>> BEGIN DATA TO PROCESS

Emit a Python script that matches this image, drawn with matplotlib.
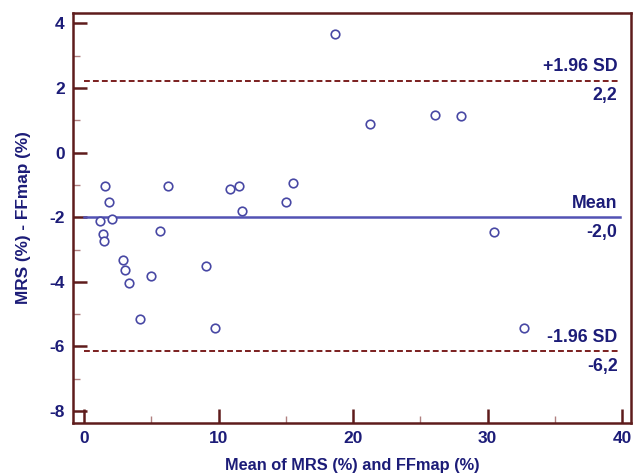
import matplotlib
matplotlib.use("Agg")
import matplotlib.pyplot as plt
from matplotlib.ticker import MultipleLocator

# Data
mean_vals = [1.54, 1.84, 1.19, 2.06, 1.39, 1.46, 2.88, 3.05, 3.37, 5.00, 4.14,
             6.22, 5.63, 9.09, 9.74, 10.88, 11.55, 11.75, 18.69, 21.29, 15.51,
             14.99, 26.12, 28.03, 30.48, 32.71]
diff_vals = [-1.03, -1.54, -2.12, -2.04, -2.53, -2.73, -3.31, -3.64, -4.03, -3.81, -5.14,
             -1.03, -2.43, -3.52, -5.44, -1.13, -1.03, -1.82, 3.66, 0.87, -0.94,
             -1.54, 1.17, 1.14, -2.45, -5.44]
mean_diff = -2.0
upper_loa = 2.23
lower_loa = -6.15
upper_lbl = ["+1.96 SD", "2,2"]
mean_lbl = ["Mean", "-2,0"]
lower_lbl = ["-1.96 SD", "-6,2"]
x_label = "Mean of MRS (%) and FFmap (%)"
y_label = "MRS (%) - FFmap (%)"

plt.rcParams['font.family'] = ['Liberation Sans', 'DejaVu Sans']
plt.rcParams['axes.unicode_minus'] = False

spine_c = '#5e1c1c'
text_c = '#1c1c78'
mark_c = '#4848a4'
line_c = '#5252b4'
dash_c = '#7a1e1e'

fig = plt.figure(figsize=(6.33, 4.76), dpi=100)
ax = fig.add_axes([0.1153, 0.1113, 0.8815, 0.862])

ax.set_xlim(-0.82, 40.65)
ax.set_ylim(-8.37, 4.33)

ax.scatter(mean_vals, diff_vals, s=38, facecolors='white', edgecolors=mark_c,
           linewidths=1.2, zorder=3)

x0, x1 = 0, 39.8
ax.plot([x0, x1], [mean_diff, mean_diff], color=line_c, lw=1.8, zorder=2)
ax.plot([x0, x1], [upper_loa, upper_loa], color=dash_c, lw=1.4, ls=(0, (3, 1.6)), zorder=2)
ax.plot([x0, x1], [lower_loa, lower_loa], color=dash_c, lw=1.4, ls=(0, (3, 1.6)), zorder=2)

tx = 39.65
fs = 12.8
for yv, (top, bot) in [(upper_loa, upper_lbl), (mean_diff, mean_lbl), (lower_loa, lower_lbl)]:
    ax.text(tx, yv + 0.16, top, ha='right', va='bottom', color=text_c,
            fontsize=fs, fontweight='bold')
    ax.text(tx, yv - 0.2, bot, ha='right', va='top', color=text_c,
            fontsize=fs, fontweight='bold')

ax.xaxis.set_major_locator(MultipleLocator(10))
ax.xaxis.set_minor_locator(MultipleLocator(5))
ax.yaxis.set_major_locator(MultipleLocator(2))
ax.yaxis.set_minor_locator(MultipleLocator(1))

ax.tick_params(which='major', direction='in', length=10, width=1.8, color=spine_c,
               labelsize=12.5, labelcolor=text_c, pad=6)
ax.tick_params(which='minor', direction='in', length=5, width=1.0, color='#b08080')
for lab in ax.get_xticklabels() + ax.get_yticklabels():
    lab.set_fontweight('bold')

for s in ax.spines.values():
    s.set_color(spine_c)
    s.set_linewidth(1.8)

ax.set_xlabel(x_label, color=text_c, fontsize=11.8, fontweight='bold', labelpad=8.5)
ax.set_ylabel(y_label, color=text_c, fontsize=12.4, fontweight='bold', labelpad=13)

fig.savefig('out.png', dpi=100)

>> END DATA TO PROCESS
>> BEGIN DATA TO PROCESS

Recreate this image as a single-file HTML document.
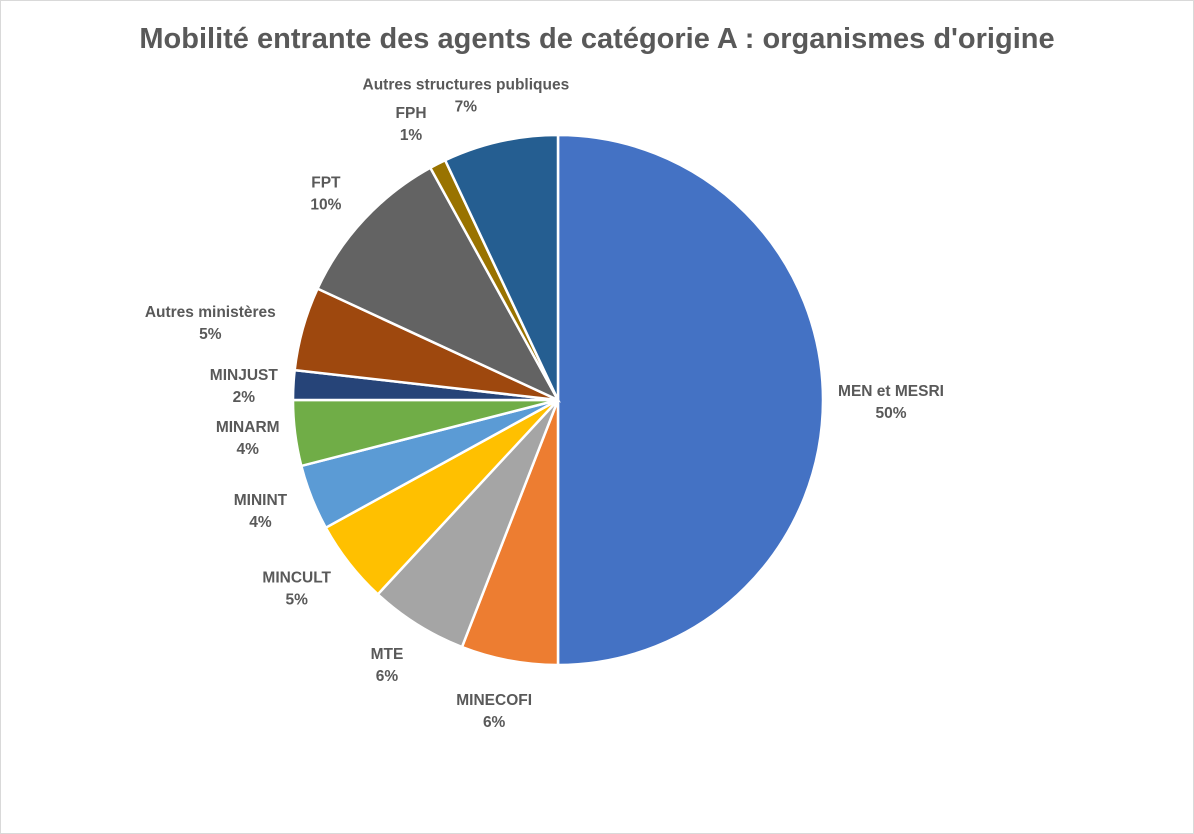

>> END DATA TO PROCESS

- _BRIEF_
Reproduce the lines above starting at the one with "Emit a Python" and ending at the one with "from matplotlib.ticker import MultipleLocator", both included, exactly and with no pictures.

- _EXERCISE RESPONSE_
Emit a Python script that matches this image, drawn with matplotlib.
import matplotlib
matplotlib.use("Agg")
import matplotlib.pyplot as plt
from matplotlib.ticker import MultipleLocator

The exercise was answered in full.